There is no autopilot mode for a Big Friendship. You just have to keep showing up. Active friendships require active maintenance. You don’t get to sit back, do nothing, and enjoy the benefits of a meaningful relationship––any relationship. But action is especially important to friendship, which carries no familial expectations or marriage license. If you don’t take action to mark it as important and keep it alive, a friendship will not survive. (192)

Sow and Friedman have no trouble being open about how much they love each other, and they want everyone else to feel the same way about their friends. Big Friendships should be fun and relaxing for the most part, but they also provide indispensable opportunities for mutual betterment, support, and growth:

One thing we tell each other a lot is “I love your brain.” It’s our way of saying, “You’re smart, you’re clever, I want to hear what you think about everything.” From the earliest days of our friendship, we were each fascinated by the way the other organized her thoughts and ideas, and we wanted to know each other’s opinion about every single thing. This feeling has never faded away. Even today as we talk to each other, we swear we can feel ourselves sharpening in real time, getting a clearer sense of the world around us and our place within it. (141-2)

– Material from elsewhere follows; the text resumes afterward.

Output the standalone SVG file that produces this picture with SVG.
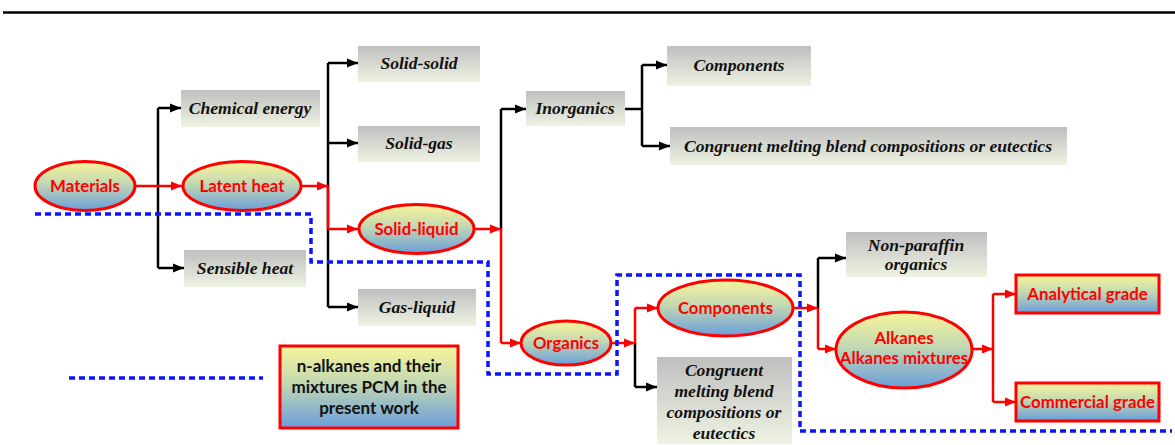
<svg xmlns="http://www.w3.org/2000/svg" width="1175" height="445" viewBox="0 0 1175 445">
<style>
.gb{fill:url(#gGrey)}
.el{fill:url(#gBlue);stroke:#ff0000;stroke-width:3}
.rb{fill:url(#gBlue);stroke:#ff0000;stroke-width:3}
.it{font-family:"Liberation Serif","Times New Roman",serif;font-style:italic;font-weight:bold;font-size:17.6px;fill:#111;text-anchor:middle}
.rt{font-family:Lato,"Open Sans",sans-serif;font-weight:bold;font-size:16.8px;fill:#ff0000;text-anchor:middle}
.kt{font-family:Lato,"Open Sans",sans-serif;font-weight:bold;font-size:17px;fill:#111;text-anchor:middle}
.bk{fill:none;stroke:#000;stroke-width:2.5}
.bka{fill:none;stroke:#000;stroke-width:2.5;marker-end:url(#aBlack)}
.rd{fill:none;stroke:#ff0000;stroke-width:2.5}
.rda{fill:none;stroke:#ff0000;stroke-width:2.5;marker-end:url(#aRed)}
.bl{fill:none;stroke:#0a14ff;stroke-width:3.5;stroke-dasharray:6 4}
</style>
<defs>
<linearGradient id="gGrey" x1="0" y1="0" x2="0" y2="1">
<stop offset="0" stop-color="#bfbfbf"/>
<stop offset="1" stop-color="#eef3e2"/>
</linearGradient>
<linearGradient id="gBlue" x1="0" y1="0" x2="0" y2="1">
<stop offset="0" stop-color="#f9f59a"/>
<stop offset="0.45" stop-color="#c3d8b2"/>
<stop offset="1" stop-color="#6a9edb"/>
</linearGradient>
<marker id="aBlack" markerUnits="userSpaceOnUse" markerWidth="12" markerHeight="10" refX="11" refY="5" orient="auto">
<path d="M0,0.5 L11,5 L0,9.5 Z" fill="#000"/>
</marker>
<marker id="aRed" markerUnits="userSpaceOnUse" markerWidth="12" markerHeight="10" refX="11" refY="5" orient="auto">
<path d="M0,0.5 L11,5 L0,9.5 Z" fill="#ff0000"/>
</marker>
</defs>

<line x1="3" y1="12.5" x2="1175" y2="12.5" stroke="#000" stroke-width="2.5"/>

<g id="connectors">
<path class="bk" d="M158,108 V268"/>
<path class="bka" d="M158,108 H181"/>
<path class="bka" d="M158,268 H184"/>
<path class="bk" d="M328,63 V307"/>
<path class="bka" d="M328,63 H358"/>
<path class="bka" d="M328,143 H358"/>
<path class="bka" d="M328,307 H358"/>
<path class="bk" d="M501,109 V229"/>
<path class="bka" d="M501,109 H526"/>
<path class="bk" d="M625,109 H642 M642,65 V146"/>
<path class="bka" d="M642,65 H667"/>
<path class="bka" d="M642,146 H670"/>
<path class="bk" d="M635,343 V387"/>
<path class="bka" d="M635,387 H657"/>
<path class="bk" d="M818,258 V308"/>
<path class="bka" d="M818,258 H846"/>

<path class="rda" d="M136,186 H182"/>
<path class="rda" d="M302,186 H328"/>
<path class="rd" d="M328,186 V229"/>
<path class="rda" d="M328,229 H358"/>
<path class="rda" d="M475,229 H501"/>
<path class="rd" d="M501,229 V343"/>
<path class="rda" d="M501,343 H521"/>
<path class="rda" d="M611,343 H635"/>
<path class="rd" d="M635,343 V308"/>
<path class="rda" d="M635,308 H658"/>
<path class="rda" d="M793,308 H818"/>
<path class="rd" d="M818,308 V349"/>
<path class="rda" d="M818,349 H836"/>
<path class="rda" d="M972,349 H993"/>
<path class="rd" d="M993,294 V402"/>
<path class="rda" d="M993,294 H1016"/>
<path class="rda" d="M993,402 H1016"/>
</g>

<g id="boundary">
<path class="bl" d="M35,214 H311 V262 H488 V374 H617 V275 H800 V431 H1172"/>
<path class="bl" d="M69,378 H263"/>
</g>

<g id="materials"><ellipse class="el" cx="85" cy="186" rx="50" ry="24.5"/><text class="rt" x="85" y="192">Materials</text></g>
<g id="chemical-energy"><rect class="gb" x="181" y="90" width="139" height="37"/><text class="it" x="250" y="114">Chemical energy</text></g>
<g id="sensible-heat"><rect class="gb" x="184" y="250" width="122" height="37"/><text class="it" x="245" y="274">Sensible heat</text></g>
<g id="latent-heat"><ellipse class="el" cx="242" cy="186" rx="59" ry="24.5"/><text class="rt" x="242" y="192">Latent heat</text></g>
<g id="solid-solid"><rect class="gb" x="358" y="46" width="122" height="36"/><text class="it" x="419" y="69">Solid-solid</text></g>
<g id="solid-gas"><rect class="gb" x="358" y="126" width="122" height="36"/><text class="it" x="419" y="149">Solid-gas</text></g>
<g id="solid-liquid"><ellipse class="el" cx="416.5" cy="229" rx="57.5" ry="24.5"/><text class="rt" x="416.5" y="235">Solid-liquid</text></g>
<g id="gas-liquid"><rect class="gb" x="358" y="289" width="118" height="37"/><text class="it" x="417" y="313">Gas-liquid</text></g>
<g id="inorganics"><rect class="gb" x="526" y="91" width="99" height="35"/><text class="it" x="575" y="114">Inorganics</text></g>
<g id="inorg-components"><rect class="gb" x="667" y="46" width="144" height="40"/><text class="it" x="739" y="71">Components</text></g>
<g id="inorg-congruent"><rect class="gb" x="670" y="127" width="397" height="38"/><text class="it" x="868" y="152">Congruent melting blend compositions or eutectics</text></g>
<g id="organics"><ellipse class="el" cx="566" cy="343" rx="45" ry="22"/><text class="rt" x="566" y="349">Organics</text></g>
<g id="org-components"><ellipse class="el" cx="725.5" cy="308" rx="67.5" ry="28"/><text class="rt" x="725.5" y="314">Components</text></g>
<g id="org-congruent"><rect class="gb" x="657" y="357" width="135" height="87"/>
<text class="it" x="724" y="376">Congruent</text><text class="it" x="724" y="397">melting blend</text><text class="it" x="724" y="418">compositions or</text><text class="it" x="724" y="439">eutectics</text></g>
<g id="non-paraffin"><rect class="gb" x="846" y="232" width="141" height="45"/>
<text class="it" x="916" y="251">Non-paraffin</text><text class="it" x="916" y="270">organics</text></g>
<g id="alkanes"><ellipse class="el" cx="904" cy="350" rx="68" ry="38"/>
<text class="rt" x="904" y="344">Alkanes</text><text class="rt" x="904" y="364">Alkanes mixtures</text></g>
<g id="analytical-grade"><rect class="rb" x="1016" y="275" width="143" height="38"/><text class="rt" x="1087.5" y="300">Analytical grade</text></g>
<g id="commercial-grade"><rect class="rb" x="1016" y="383" width="143" height="38"/><text class="rt" x="1087.5" y="408">Commercial grade</text></g>
<g id="legend"><rect class="rb" x="280" y="346" width="178" height="82"/>
<text class="kt" x="369" y="372">n-alkanes and their</text><text class="kt" x="369" y="393">mixtures PCM in the</text><text class="kt" x="369" y="414">present work</text></g>
</svg>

You get to be seen for who you really are. You get the security of a safe harbor. You get the satisfaction of knowing that you chose each other and continue to choose each other every day. You get to know yourself deeper than you ever thought possible, thanks to this external mirror in the form of your friend. (204-5)

Big Friendship doesn’t break any new ground when it comes to our general understanding of human relationships, but it brings Friendship to the table in a Big way.